Locate the line that contains "Reproduce this chart with matplotlib." and the line that contains "0.105, 0.075, 0.05]". Copy both of them exactly, together with every line between them, and no others.

Extracted information:
◇ ◇ ◇ ◇
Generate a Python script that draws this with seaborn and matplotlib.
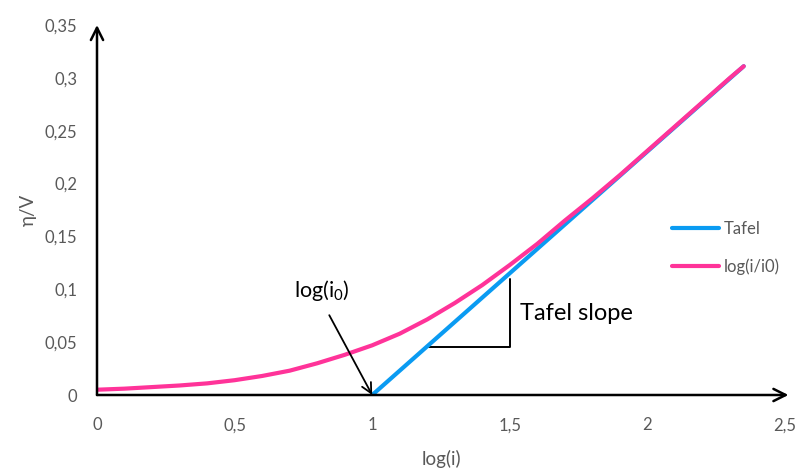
◇ ◇ ◇ ◇
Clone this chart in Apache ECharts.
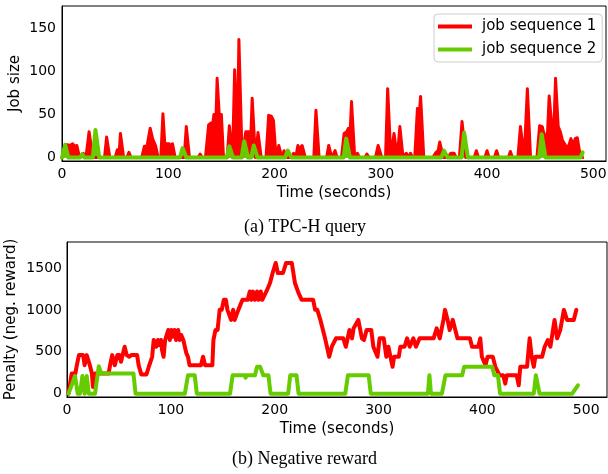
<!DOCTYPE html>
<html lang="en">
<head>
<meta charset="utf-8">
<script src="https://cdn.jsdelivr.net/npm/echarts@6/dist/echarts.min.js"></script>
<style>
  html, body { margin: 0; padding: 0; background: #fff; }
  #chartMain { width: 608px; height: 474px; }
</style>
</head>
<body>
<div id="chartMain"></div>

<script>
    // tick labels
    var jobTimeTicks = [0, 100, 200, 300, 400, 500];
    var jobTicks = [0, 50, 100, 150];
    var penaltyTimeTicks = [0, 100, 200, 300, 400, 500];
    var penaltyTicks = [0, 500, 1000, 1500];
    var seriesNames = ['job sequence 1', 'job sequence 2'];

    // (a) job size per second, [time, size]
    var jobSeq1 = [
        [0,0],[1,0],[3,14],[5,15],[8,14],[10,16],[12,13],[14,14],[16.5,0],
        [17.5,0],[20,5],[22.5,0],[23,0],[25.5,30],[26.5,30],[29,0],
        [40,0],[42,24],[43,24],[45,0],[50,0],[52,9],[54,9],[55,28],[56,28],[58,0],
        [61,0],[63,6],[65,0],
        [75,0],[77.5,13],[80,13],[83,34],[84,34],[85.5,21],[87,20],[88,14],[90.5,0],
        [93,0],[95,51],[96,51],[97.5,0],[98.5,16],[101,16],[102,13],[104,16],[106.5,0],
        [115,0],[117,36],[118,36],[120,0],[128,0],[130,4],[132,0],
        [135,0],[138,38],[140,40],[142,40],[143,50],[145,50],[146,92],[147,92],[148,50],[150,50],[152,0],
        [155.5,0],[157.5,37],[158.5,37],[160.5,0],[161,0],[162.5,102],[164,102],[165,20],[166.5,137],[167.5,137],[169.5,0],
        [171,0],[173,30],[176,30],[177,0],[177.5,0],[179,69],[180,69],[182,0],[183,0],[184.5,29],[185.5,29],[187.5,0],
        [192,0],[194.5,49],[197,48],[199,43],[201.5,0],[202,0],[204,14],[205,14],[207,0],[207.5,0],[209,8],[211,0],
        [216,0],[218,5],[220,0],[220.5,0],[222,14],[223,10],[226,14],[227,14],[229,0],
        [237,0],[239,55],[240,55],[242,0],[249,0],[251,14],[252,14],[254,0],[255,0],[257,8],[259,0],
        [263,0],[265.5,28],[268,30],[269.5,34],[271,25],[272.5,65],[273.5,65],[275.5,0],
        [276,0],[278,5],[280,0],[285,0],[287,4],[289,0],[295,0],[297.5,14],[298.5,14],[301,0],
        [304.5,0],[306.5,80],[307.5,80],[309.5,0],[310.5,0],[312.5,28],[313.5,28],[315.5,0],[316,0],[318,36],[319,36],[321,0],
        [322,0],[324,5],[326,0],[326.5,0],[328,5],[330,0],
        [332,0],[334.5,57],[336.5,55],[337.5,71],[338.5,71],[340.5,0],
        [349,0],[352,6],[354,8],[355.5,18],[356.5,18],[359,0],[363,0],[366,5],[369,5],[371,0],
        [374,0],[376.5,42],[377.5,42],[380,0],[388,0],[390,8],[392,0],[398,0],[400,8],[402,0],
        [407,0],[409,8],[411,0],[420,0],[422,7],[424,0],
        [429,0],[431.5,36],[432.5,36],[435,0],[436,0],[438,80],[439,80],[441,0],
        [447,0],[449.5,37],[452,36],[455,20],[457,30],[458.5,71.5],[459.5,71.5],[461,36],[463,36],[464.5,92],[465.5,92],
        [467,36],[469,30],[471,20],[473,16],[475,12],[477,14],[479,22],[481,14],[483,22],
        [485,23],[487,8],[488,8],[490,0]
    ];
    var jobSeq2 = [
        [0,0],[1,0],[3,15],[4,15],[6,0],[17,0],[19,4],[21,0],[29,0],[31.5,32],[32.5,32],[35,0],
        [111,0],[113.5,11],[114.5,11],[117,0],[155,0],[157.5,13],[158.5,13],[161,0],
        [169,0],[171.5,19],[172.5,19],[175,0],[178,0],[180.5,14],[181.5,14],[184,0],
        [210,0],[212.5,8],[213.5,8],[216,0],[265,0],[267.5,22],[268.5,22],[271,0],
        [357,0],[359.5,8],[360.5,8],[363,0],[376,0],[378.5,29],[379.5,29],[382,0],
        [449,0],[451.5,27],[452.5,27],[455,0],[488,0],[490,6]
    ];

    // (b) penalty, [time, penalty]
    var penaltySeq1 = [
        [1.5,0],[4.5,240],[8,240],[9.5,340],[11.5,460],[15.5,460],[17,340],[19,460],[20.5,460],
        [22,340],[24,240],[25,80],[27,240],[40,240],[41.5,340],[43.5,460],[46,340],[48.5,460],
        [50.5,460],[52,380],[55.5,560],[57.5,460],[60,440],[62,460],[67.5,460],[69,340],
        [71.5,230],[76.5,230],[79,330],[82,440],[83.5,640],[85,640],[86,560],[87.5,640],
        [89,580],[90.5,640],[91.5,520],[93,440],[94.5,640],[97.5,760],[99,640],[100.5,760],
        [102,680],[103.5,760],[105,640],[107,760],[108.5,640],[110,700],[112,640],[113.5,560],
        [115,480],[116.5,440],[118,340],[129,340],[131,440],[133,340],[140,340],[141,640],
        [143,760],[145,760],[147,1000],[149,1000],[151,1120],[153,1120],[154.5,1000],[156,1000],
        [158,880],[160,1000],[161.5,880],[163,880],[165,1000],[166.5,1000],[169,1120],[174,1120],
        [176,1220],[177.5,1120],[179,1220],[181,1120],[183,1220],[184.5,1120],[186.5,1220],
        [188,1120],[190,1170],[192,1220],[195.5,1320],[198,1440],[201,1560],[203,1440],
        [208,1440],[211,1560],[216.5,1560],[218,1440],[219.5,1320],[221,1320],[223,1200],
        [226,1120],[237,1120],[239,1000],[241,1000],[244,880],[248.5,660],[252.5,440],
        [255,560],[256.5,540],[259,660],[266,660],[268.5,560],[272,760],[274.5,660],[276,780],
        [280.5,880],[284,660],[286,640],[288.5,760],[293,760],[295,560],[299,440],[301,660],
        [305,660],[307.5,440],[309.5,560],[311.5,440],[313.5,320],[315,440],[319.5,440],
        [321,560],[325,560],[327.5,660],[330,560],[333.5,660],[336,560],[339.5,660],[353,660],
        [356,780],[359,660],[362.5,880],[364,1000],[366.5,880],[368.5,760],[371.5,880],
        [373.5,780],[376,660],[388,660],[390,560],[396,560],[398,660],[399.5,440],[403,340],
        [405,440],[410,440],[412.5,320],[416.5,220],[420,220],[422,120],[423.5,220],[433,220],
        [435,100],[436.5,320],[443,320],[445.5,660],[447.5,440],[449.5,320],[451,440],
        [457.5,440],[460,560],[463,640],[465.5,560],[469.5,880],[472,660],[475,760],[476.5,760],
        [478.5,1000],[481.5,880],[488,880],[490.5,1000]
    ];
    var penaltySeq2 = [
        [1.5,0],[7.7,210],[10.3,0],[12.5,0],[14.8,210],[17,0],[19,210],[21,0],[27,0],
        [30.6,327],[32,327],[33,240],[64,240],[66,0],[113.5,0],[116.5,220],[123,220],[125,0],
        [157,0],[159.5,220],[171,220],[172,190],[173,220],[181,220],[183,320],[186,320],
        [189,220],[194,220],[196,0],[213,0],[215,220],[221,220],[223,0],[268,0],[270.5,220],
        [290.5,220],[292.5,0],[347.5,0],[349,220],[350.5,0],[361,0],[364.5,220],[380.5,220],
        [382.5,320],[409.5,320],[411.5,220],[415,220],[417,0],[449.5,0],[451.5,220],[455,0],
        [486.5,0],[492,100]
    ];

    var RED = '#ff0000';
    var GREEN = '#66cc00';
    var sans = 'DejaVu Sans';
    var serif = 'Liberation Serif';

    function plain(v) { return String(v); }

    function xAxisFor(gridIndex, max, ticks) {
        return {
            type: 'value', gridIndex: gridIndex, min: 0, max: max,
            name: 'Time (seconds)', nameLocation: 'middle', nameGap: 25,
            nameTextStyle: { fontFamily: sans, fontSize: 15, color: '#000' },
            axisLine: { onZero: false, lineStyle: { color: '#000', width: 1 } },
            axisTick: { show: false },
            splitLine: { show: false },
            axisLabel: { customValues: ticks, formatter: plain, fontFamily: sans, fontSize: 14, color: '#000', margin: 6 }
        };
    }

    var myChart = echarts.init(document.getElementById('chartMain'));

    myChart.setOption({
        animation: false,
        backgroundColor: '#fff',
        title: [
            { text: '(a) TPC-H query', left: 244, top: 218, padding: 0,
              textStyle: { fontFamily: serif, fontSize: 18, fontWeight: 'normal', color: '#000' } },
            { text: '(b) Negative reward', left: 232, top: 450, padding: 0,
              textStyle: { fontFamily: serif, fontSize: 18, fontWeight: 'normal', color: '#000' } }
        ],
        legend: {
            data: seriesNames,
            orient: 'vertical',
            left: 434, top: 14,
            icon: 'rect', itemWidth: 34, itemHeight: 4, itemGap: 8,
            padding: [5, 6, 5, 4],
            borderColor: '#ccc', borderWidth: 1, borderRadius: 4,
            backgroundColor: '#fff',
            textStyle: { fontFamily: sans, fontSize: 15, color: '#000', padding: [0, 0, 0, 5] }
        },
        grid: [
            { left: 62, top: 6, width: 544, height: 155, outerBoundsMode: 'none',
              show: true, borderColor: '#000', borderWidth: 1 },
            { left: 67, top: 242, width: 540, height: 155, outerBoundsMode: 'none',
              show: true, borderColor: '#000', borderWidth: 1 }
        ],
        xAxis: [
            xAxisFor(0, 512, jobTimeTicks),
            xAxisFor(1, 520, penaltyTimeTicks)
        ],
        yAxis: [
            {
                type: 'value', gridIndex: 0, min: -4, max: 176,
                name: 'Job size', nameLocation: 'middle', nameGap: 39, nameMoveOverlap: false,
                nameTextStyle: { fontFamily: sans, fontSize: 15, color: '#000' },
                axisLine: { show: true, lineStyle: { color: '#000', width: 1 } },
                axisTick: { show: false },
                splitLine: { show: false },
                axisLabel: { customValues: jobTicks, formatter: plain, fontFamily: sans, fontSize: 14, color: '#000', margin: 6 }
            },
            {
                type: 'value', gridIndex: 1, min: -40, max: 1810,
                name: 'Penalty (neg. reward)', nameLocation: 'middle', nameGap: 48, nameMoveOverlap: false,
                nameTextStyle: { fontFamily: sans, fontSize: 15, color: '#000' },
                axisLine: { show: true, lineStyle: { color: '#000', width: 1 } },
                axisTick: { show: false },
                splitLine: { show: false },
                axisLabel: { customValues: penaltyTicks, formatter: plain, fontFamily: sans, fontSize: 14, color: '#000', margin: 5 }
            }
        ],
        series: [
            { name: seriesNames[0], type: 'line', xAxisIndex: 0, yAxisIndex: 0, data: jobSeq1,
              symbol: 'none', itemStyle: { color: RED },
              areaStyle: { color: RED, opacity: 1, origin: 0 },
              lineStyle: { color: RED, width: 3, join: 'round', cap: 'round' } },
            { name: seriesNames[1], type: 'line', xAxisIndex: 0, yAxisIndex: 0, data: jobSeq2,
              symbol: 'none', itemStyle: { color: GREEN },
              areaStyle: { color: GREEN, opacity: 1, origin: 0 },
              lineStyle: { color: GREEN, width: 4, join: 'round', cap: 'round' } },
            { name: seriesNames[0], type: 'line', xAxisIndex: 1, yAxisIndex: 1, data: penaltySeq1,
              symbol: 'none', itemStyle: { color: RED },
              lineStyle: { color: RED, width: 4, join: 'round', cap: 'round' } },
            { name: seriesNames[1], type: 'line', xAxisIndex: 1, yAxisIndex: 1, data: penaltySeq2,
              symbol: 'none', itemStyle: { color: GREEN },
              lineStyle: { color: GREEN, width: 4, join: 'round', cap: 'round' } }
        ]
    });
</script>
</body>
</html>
◇ ◇ ◇ ◇
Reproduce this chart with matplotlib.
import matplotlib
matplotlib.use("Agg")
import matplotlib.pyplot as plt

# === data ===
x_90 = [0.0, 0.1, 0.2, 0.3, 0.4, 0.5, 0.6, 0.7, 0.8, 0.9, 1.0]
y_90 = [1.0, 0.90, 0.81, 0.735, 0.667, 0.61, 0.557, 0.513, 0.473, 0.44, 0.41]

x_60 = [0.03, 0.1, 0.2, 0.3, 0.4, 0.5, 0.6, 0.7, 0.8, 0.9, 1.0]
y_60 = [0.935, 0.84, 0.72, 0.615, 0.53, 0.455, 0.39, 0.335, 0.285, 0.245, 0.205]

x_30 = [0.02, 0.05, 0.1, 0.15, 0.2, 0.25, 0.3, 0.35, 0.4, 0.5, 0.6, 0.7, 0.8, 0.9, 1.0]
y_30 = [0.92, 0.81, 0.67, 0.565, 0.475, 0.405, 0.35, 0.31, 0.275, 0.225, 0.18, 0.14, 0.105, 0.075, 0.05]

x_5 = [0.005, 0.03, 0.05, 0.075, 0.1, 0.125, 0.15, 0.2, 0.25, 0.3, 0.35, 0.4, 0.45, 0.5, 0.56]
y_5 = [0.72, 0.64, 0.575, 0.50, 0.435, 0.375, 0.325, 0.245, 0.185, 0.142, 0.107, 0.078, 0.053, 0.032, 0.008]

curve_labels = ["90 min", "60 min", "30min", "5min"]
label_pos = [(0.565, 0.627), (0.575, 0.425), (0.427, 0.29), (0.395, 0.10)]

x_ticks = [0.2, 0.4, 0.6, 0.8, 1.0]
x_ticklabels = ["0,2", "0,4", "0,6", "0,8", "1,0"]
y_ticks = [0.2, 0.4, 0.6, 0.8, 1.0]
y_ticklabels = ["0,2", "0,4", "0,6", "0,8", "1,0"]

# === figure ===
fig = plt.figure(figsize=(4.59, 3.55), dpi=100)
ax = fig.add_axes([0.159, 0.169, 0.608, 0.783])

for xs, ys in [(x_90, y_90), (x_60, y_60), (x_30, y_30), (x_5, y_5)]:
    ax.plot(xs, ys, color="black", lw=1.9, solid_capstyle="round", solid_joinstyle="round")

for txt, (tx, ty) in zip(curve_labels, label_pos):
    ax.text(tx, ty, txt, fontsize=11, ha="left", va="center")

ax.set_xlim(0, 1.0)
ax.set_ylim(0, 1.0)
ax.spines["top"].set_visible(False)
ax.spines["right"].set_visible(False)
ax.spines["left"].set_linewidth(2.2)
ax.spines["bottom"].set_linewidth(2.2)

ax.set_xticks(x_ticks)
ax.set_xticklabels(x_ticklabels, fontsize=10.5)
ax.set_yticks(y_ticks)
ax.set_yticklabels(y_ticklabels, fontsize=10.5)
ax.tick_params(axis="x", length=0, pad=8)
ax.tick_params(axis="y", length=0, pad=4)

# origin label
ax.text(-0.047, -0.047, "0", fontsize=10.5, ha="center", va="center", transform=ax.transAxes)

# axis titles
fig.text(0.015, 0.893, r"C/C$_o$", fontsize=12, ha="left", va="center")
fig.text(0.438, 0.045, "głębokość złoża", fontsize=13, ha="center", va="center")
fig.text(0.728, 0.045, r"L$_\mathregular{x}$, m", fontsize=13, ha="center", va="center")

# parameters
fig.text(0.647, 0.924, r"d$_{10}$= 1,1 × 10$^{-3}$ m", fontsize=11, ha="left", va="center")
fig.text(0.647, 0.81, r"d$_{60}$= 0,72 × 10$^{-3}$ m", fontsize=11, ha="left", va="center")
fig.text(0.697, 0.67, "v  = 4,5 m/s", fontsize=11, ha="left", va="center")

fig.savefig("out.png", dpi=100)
◇ ◇ ◇ ◇
Written solution:
Reproduce this chart with matplotlib.
import matplotlib
matplotlib.use("Agg")
import matplotlib.pyplot as plt

# === data ===
x_90 = [0.0, 0.1, 0.2, 0.3, 0.4, 0.5, 0.6, 0.7, 0.8, 0.9, 1.0]
y_90 = [1.0, 0.90, 0.81, 0.735, 0.667, 0.61, 0.557, 0.513, 0.473, 0.44, 0.41]

x_60 = [0.03, 0.1, 0.2, 0.3, 0.4, 0.5, 0.6, 0.7, 0.8, 0.9, 1.0]
y_60 = [0.935, 0.84, 0.72, 0.615, 0.53, 0.455, 0.39, 0.335, 0.285, 0.245, 0.205]

x_30 = [0.02, 0.05, 0.1, 0.15, 0.2, 0.25, 0.3, 0.35, 0.4, 0.5, 0.6, 0.7, 0.8, 0.9, 1.0]
y_30 = [0.92, 0.81, 0.67, 0.565, 0.475, 0.405, 0.35, 0.31, 0.275, 0.225, 0.18, 0.14, 0.105, 0.075, 0.05]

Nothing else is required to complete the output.